Conflict is the force that makes a scene matter.
Conflict is anything that resists the character’s desire, blocks the easy path, or raises the cost of staying the same. It can be another person, a system, nature, time, conscience, shame, duty, or love.
Conflict is not only argument. It can be silence. It can be temptation. It can be a choice between two goods, or two harms.
In writing, conflict is most powerful when it targets the Mask rather than merely adding noise. The best conflict does not just delay the character. It reveals them.
Conflict creates the turn that completes a Scene and gives the Mask, Scene, Conflict method its bite.
# Workshop In a workshop, set Conflict as the pressure that makes the interview matter: not an argument for its own sake, but a force that blocks the character’s easy story and targets their Mask.
Give each interviewer one “pressure card” to introduce into the scene at a chosen moment: a deadline arrives, a witness walks in, a letter is produced, a favour is called in, a contradiction is read aloud from the character’s own words, or a simple request is made that costs them something to grant.

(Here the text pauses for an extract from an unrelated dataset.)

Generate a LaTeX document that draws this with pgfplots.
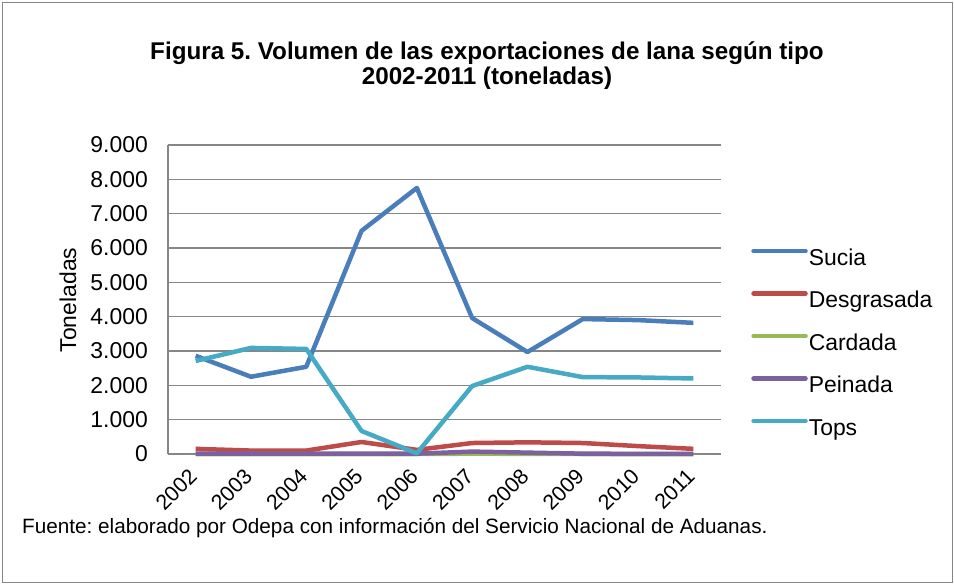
\documentclass[border=0pt]{standalone}
\usepackage{pgfplots}
\pgfplotsset{compat=1.18}
\usepackage{fontspec}
\setmainfont{Liberation Sans}
\frenchspacing
\definecolor{csucia}{HTML}{4A7EBB}
\definecolor{cdesg}{HTML}{BE4B48}
\definecolor{ccard}{HTML}{98B954}
\definecolor{cpein}{HTML}{7D60A0}
\definecolor{ctops}{HTML}{46AAC5}
\definecolor{cgrid}{HTML}{868686}
\begin{document}
\begin{tikzpicture}
\useasboundingbox (0,0) rectangle (954bp,-584bp);
\draw[cgrid, line width=1bp] (2bp,-2bp) rectangle (952bp,-582bp);
\begin{axis}[
  at={(168bp,-454bp)}, anchor=south west,
  width=553bp, height=309bp, scale only axis,
  xmin=-0.5, xmax=9.5, ymin=0, ymax=9000,
  xtick={0,...,9},
  xticklabels={2002,2003,2004,2005,2006,2007,2008,2009,2010,2011},
  ytick={0,1000,...,9000},
  yticklabels={0,1.000,2.000,3.000,4.000,5.000,6.000,7.000,8.000,9.000},
  axis x line*=bottom, axis y line*=left,
  axis line style={cgrid, line width=1.5bp},
  ymajorgrids, grid style={cgrid, line width=1.5bp},
  major tick length=0pt,
  yticklabel style={inner sep=0pt, xshift=-20bp, font=\fontsize{23}{27}\selectfont},
  xticklabel style={xshift=-8bp, yshift=-13bp, rotate=45, anchor=north east, inner sep=0pt, font=\fontsize{21.5}{26}\selectfont},
  clip=false,
  legend cell align=left,
  legend style={draw=none, fill=none, at={(1.0490,0.356)}, anchor=west,
    font=\fontsize{23}{27}\selectfont,
    nodes={inner sep=0pt, text height=17bp, text depth=5bp},
    row sep=20.5bp,
    /tikz/every odd column/.append style={column sep=1bp}},
  legend image code/.code={\draw[#1, line cap=round] (2bp,8bp) -- (54bp,8bp);},
  every axis plot/.append style={line width=4.5bp, line join=round},
]
\addplot[csucia] coordinates {(0,2860) (1,2250) (2,2540) (3,6500) (4,7750) (5,3960) (6,2970) (7,3930) (8,3900) (9,3820)};
\addplot[cdesg] coordinates {(0,150) (1,100) (2,100) (3,350) (4,120) (5,320) (6,340) (7,320) (8,230) (9,150)};
\addplot[ccard] coordinates {(0,0) (1,0) (2,0) (3,0) (4,0) (5,10) (6,5) (7,0) (8,0) (9,0)};
\addplot[cpein] coordinates {(0,10) (1,10) (2,10) (3,10) (4,10) (5,70) (6,40) (7,10) (8,5) (9,5)};
\addplot[ctops] coordinates {(0,2710) (1,3090) (2,3060) (3,670) (4,20) (5,1980) (6,2540) (7,2240) (8,2230) (9,2200)};
\legend{Sucia,Desgrasada,Cardada,Peinada,Tops}
\end{axis}
\node[rotate=90, font=\fontsize{23}{27}\selectfont] at (68bp,-300bp) {Toneladas};
\node[font=\bfseries\fontsize{24.3}{25}\selectfont, align=center] at (487bp,-66bp) {Figura 5. Volumen de las exportaciones de lana según tipo\\2002-2011 (toneladas)};
\node[anchor=west, inner sep=0pt, font=\fontsize{20.8}{24}\selectfont] at (22bp,-528bp) {Fuente: elaborado por Odepa con información del Servicio Nacional de Aduanas.};
\end{tikzpicture}
\end{document}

Encourage conflicts that are choices rather than fights: two goods that cannot both be kept, two duties that collide, a truth that would break a relationship, a kindness that risks status.
For public domain characters, aim the conflict at what the text leaves unresolved: the motive they never confessed, the consequence they never faced, the person they never apologised to.
The goal is a clean turn: the character must either change their stance, reveal something protected, or double down and pay a visible price.